Last week, the Trump administration dropped an Obama administration condition that Bahrain must improve its human rights record before being allowed to buy American arms. Bahrain, ranked in the bottom 20 countries in the world in Freedom House’s 2017 Freedom in the World report, continues to have a government full of what the president would call “bad hombres.”

So, why would President Trump bless the sale of 19 F-16 fighter jets to the freedom-challenged nation without any sign of improvement? Could it be…Bahrain’s moving of an event from the Ritz Carlton to the Trump International Hotel in DC just days after his election as president?

Now, we don’t know if the Bahraini event was a factor in the president’s judgment—there’s no way to know if there was a quid pro quo relationship. But the connection is clearly there, so it’s a question we have to ask. This is the situation President Trump created by refusing to sell his businesses and put his assets in a blind trust, and the reason we felt it necessary to sue him: the foreign emoluments clause of the Constitution was written so Americans would never have to worry whether their government officials were making decisions with their best interests in mind or because a foreign government paid them.
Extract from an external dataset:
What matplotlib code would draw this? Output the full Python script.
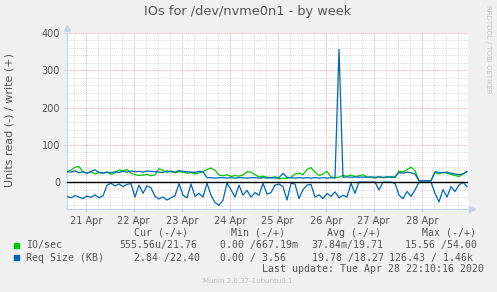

For decades, presidents have placed their assets in blind trusts or widely held mutual funds and Treasury bills to let America know they truly were acting in the interest of “America first.” Former President Jimmy Carter even gave an independent trustee the power to sell his warehouse and rent out his farm without the president’s knowledge or approval. But it’s not like President Carter’s peanut farm ever had much of an effect outside the then-230 or so residents of Plains, GA. There’s so much more at stake here.

President Trump has raised the specter of exchanging thousands of dollars in payments to his company for the right to buy billions of dollars in weapons despite a horrid human rights record. Here’s what the State Department’s latest human rights report had to say about Bahrain:

“Human rights groups reported prisoner accounts alleging security officials beat them, placed them in stress positions, humiliated them in front of other prisoners, deprived them of sleep and prayers, insulted them based on their religious beliefs, and subjected them to sexual harassment, including removal of clothing and threat of rape.”
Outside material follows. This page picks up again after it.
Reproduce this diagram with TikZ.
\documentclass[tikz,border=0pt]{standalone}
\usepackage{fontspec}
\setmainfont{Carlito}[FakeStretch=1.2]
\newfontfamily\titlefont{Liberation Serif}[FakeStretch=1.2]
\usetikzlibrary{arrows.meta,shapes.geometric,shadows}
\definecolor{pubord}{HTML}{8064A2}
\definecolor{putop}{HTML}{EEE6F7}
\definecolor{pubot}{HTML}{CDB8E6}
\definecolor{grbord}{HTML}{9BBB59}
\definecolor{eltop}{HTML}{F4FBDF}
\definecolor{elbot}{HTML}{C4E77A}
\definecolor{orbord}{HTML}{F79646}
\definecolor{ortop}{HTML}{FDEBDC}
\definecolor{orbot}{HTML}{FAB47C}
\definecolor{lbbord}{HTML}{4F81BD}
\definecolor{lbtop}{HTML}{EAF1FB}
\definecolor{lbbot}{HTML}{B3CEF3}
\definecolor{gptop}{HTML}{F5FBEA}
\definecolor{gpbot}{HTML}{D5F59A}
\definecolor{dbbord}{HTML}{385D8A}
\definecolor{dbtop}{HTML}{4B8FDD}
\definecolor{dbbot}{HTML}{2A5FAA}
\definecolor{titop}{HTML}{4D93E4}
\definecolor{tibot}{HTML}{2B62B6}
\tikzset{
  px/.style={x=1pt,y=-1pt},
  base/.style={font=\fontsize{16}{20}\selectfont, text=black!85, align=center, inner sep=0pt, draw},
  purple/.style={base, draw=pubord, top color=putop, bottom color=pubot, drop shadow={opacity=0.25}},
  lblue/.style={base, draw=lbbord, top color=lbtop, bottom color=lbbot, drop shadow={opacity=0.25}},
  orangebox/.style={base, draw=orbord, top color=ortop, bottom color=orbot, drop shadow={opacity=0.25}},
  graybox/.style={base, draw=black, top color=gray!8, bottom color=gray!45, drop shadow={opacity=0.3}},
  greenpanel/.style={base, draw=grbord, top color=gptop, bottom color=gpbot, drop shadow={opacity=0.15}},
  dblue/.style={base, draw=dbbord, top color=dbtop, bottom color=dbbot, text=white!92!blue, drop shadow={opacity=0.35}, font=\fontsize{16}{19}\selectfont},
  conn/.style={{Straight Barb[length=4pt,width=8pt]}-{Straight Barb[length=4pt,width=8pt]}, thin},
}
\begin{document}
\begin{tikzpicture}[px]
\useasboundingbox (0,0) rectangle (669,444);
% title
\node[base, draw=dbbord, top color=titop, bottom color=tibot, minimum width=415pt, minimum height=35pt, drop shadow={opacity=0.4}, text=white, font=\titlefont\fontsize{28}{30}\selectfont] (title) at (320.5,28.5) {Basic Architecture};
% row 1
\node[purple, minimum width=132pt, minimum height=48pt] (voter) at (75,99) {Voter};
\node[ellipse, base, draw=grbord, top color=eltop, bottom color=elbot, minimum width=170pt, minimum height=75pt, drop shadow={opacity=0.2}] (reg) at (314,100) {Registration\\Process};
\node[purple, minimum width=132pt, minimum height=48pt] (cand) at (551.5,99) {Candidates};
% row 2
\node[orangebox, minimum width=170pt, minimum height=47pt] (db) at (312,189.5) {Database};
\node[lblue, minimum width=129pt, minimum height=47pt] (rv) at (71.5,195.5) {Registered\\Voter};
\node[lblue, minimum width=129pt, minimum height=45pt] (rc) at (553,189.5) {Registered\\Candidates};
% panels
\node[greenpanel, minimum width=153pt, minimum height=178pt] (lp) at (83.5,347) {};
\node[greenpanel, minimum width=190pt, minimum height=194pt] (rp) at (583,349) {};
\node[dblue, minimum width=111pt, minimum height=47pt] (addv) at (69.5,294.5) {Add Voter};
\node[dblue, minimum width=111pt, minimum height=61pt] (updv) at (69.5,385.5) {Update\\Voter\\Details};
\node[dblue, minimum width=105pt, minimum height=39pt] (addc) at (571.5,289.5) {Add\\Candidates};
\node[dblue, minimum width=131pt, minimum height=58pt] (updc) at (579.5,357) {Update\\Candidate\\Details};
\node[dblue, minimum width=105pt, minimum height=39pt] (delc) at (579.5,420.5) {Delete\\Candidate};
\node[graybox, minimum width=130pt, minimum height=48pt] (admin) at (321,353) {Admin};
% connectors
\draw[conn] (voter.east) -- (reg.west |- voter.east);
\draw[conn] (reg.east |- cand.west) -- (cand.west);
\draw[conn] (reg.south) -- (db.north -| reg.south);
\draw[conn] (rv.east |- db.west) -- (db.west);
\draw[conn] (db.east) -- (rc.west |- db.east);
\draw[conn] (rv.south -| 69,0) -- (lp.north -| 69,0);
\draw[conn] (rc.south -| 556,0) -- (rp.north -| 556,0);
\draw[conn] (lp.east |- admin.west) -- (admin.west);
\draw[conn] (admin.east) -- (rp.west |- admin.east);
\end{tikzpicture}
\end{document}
And here’s the status of women in Bahrain:

“No government policies or laws explicitly address domestic violence. Human rights organizations alleged spousal abuse of women was widespread. According to the BCHR, 30 percent of women had experienced some form of domestic abuse. Women rarely sought legal redress for violence due to fear of social reprisal or stigma. Authorities devoted little public attention to the problem…Women faced discrimination under the law.”

Wonder what kind of “extreme vetting” President Trump did before deciding he was not concerned with their human rights record. Maybe the decision had nothing to do with who is paying to stay in his hotel. But until he takes action to no longer be in violation of the Constitution’s foreign emoluments clause, Americans will have no choice but to question each and every one of his foreign policy decisions.